Existing models: Existing projects using mapping to study sacred space in the urban landscape tend to lean toward one or another pole in a balancing act between displaying data and telling stories: the needs of a robust reference tool, characterized by geospatial and descriptive precision in the display of a data set as broad and inclusive as the extant sources allow, must be balanced with the needs of user engagement, achieved through selective storytelling by textual, visual, and audible means. The initial phase of the project proposed here focuses on the creation of a reference tool, but hopes to expand into a platform featuring blogpost-style stories and immersive uses of audio and video recordings in future versions.
Groundwork: The most crucial factor in the success or failure of this project hinges on the creation of an original geospatial dataset of the locations of extant and demolished churches based on rigorous historical research into ecclesiastical records, newspapers, municipal (Department of Buildings) records, old maps, and other historical sources and secondary literature on the topic of religious and social life in Brooklyn. This data will then be converted into geospatial data, plotted on the maps described above, and hosted on a content management platform (Drupal, WordPress).
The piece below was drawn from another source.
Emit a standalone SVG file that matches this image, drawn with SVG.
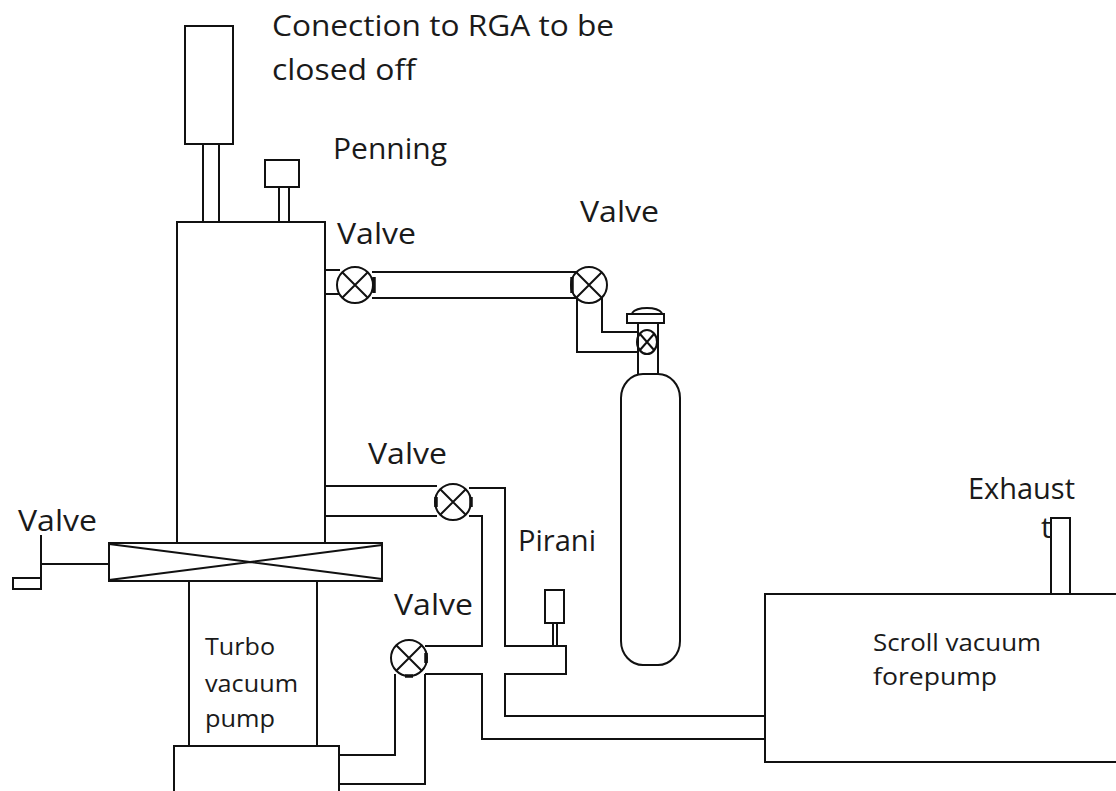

Limitations of the current proposal: The ‘historic’ churches included in this project will most likely be limited to current and former properties of established Christian denominations with presences in Brooklyn dating to at least the early twentieth century, for which useful public and institutional records are most likely to exist, and from which a manageable data set could be established. Regrettably, this risks excluding independent Christian churches and other religious organizations operating out of storefront properties or private homes for which historical data might be lacking, for example former meeting places of Black/African American worship, some of which might not be represented in the sources of the Anglo-American written record.
Potential issues for long-term maintenance and access: Even though it is not an open-source software, I selected ArcGIS for its ability to create popup textboxes to display information, a feature vital to this project. A funding source for the future renewal of licensure would need to be determined.